The third of their features: we must be comfortable with correlation rather than demand causation. There are many circumstances where correlation is OK, such as when Amazon uses my previous browsing and purchase history to suggest new purchases but the area of machine learning / data mining has long struggled with messiness and causality.
This is not to say nothing has happened in the last 20 or so years regarding data. The ubiquity of computing devices, cheap storage and processing power and the introduction of frameworks like Hadoop are all significant innovations in the last 20 years. But they grow on things that went before, they are not a paradigm shift. Labelling something as ‘big data’, so ill-defined, provides no helpful insight as to how to deal with it.

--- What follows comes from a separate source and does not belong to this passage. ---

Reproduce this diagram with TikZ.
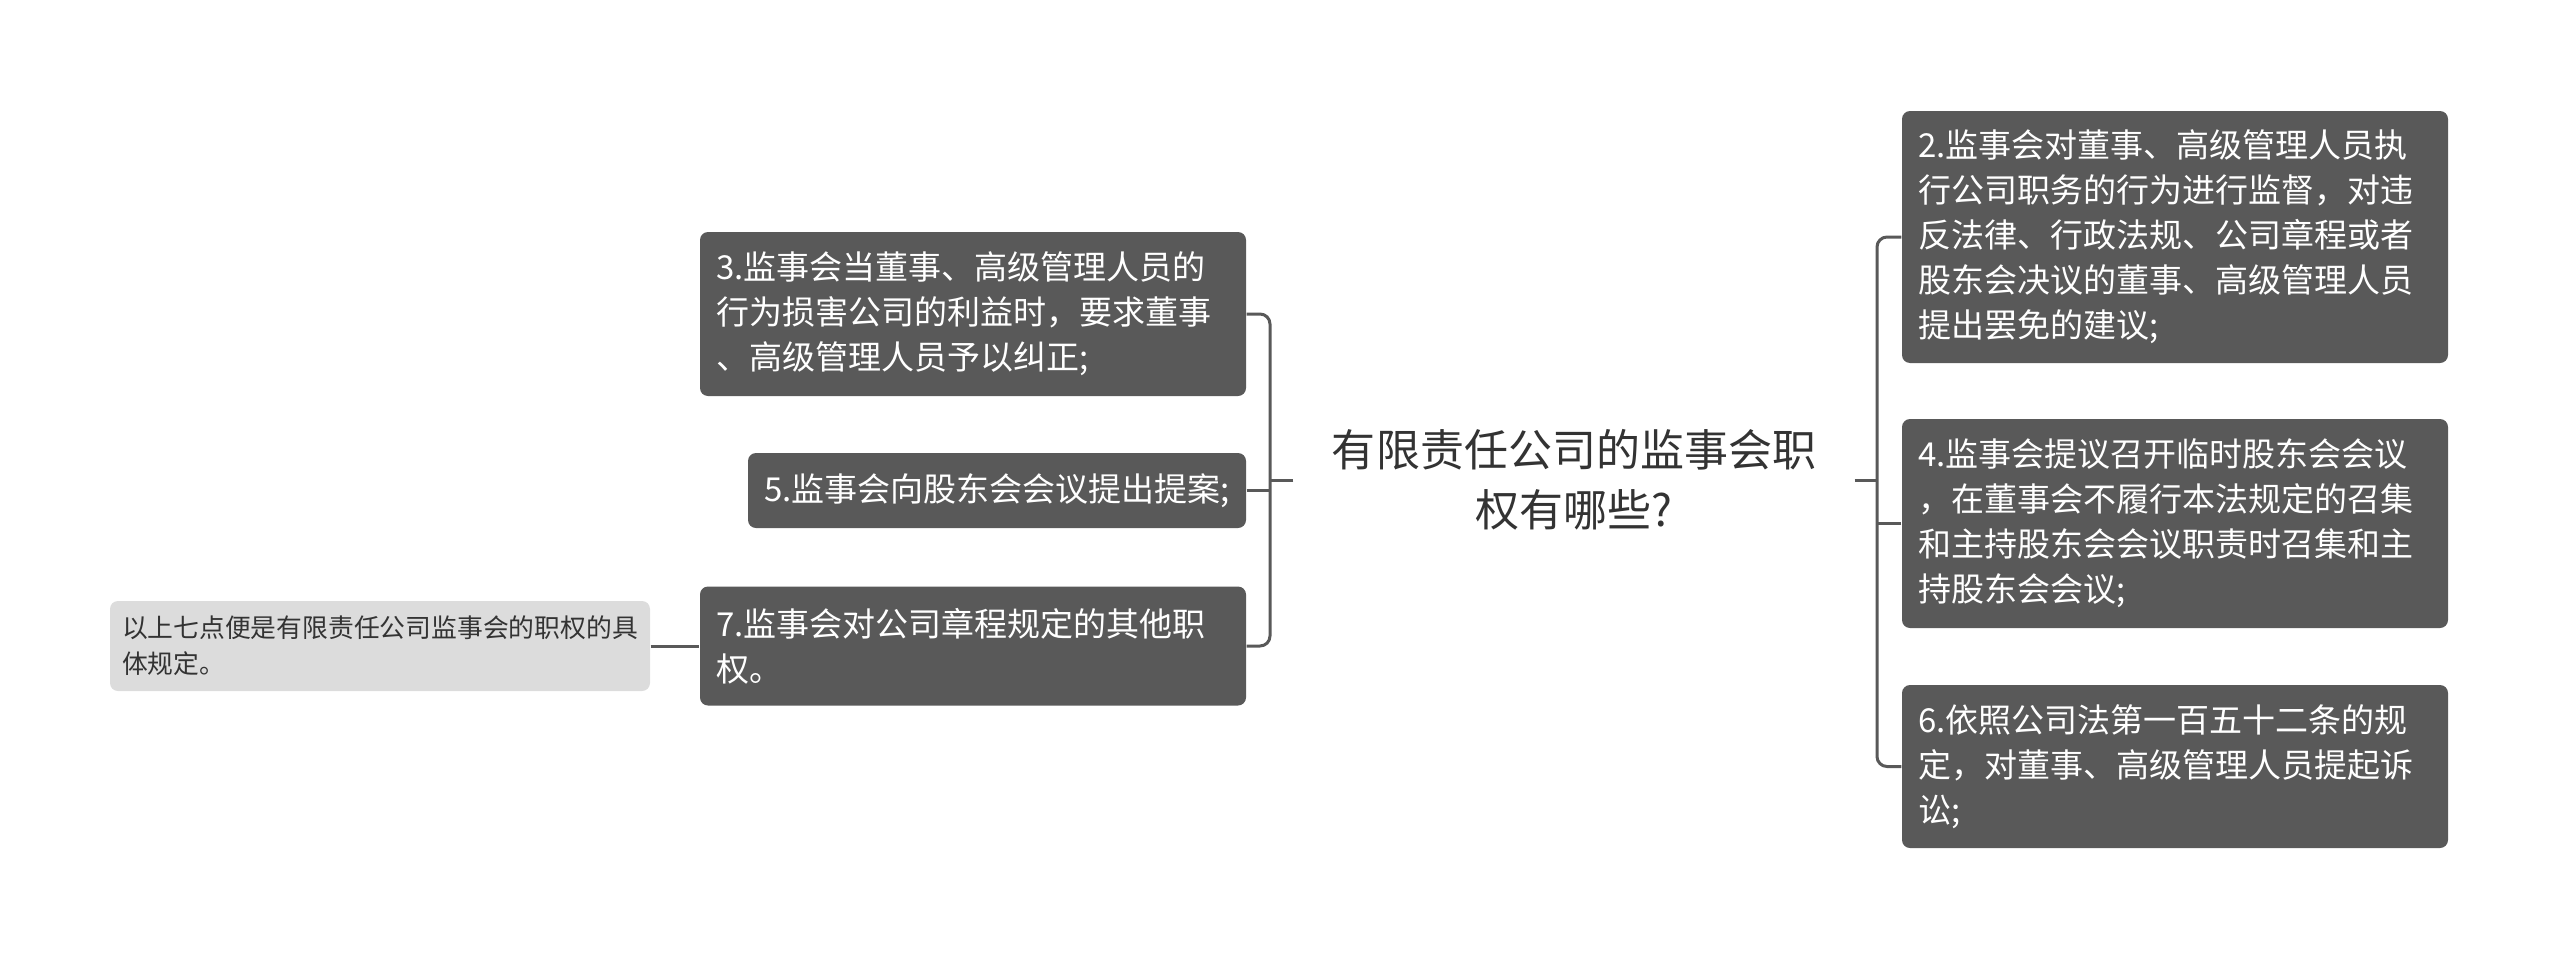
\documentclass[tikz,border=0pt]{standalone}
\usepackage{fontspec}
\setmainfont{Noto Sans CJK SC}
\usepackage{xcolor}
\usepackage{tikz}
\usetikzlibrary{calc,positioning}
\definecolor{boxgray}{HTML}{595959}
\definecolor{notegray}{HTML}{DCDCDC}
\definecolor{inkgray}{HTML}{333333}

\begin{document}
\begin{tikzpicture}[x = 0.1mm, y = -0.1mm]
	\tikzstyle{item} = [rectangle, rounded corners = 0.8mm, fill = boxgray, text = white, align = left, text width = 51.4mm, inner xsep = 1.6mm, inner ysep = 0mm, font = \fontsize{9.39pt}{12.8pt}\selectfont]
	\tikzstyle{note} = [rectangle, rounded corners = 0.8mm, fill = notegray, text = inkgray, align = left, text width = 51.6mm, inner xsep = 1.2mm, inner ysep = 0mm, font = \fontsize{7.34pt}{10.24pt}\selectfont]
	\tikzstyle{link} = [draw = boxgray, line width = 0.3mm, rounded corners = 1mm]
\useasboundingbox (0,0) rectangle (2560,960);

\node[align = center, text = inkgray, inner sep = 0, minimum width = 56mm, font = \fontsize{12.52pt}{17.07pt}\selectfont] (0) at (1574, 480) {有限责任公司的监事会职\\权有哪些?};

\node[item, minimum height = 25.2mm] (2) at (2175, 237) {2.监事会对董事、高级管理人员执\\行公司职务的行为进行监督，对违\\反法律、行政法规、公司章程或者\\股东会决议的董事、高级管理人员\\提出罢免的建议;};
\node[item, minimum height = 20.9mm] (4) at (2175, 523.5) {4.监事会提议召开临时股东会会议\\，在董事会不履行本法规定的召集\\和主持股东会会议职责时召集和主\\持股东会会议;};
\node[item, minimum height = 16.3mm] (6) at (2175, 766.5) {6.依照公司法第一百五十二条的规\\定，对董事、高级管理人员提起诉\\讼;};

\node[item, minimum height = 16.4mm] (3) at (973, 314) {3.监事会当董事、高级管理人员的\\行为损害公司的利益时，要求董事\\、高级管理人员予以纠正;};
\node[item, minimum height = 7.5mm, text width = 46.6mm] (5) at (997, 490.5) {5.监事会向股东会会议提出提案;};
\node[item, minimum height = 11.9mm] (7) at (973, 646) {7.监事会对公司章程规定的其他职\\权。};

\node[note, minimum height = 9mm] (8) at (380, 646) {以上七点便是有限责任公司监事会的职权的具\\体规定。};

\coordinate (l) at (1270, 480);
\coordinate (r) at (1877, 480);

	\path[link] (0.west) -- (l);
	\path[link] (3.east) -| (l) |- (7.east);
	\path[link] (5.east) -- (l |- 5.east);
	\path[link] (0.east) -- (r);
	\path[link] (2.west) -| (r) |- (6.west);
	\path[link] (4.west) -- (r |- 4.west);
	\path[link] (8.east) -- (7.west);
\end{tikzpicture}
\end{document}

The book could be described as the “What Google Did Next…” playbook. It opens with Google’s work on flu trends, passes through Google’s translation work and Google Books project. It includes examples from many other players but one gets the impression that it is Google they really like. They are patronising of Amazon for not making full use of the data they glean from their Kindle ebook ecosystem. They pay somewhat cursory attention to issues of data privacy and consent, and have the unusual idea of creating a cadre of algorithmists who would vet the probity of algorithms and applications in the manner of accountants doing audit or data protection officers.
So what is this book good for? It provides a nice range of examples of data analysis and some interesting stories regarding the use to which it has been put. It gives a fair overview of the value of data analysis and some of the risks it presents. It highlights that the term “big data” is used so broadly that it conveys little meaning. This confusion over what is meant by “Big Data” is reflected on the datascience@Berkeley blog which lists definitions of big data from 30 people in the field (here). Finally, it provides me with sufficient cover to make a supportable claim that I am a “Big Data scientist”!
To my mind, the best definition of big data that I’ve seen is that it is like teenage sex…
- Everyone talks about it,
- nobody really knows how to do it,
- everyone thinks everyone else is doing it,
- so everyone claims they are doing it too!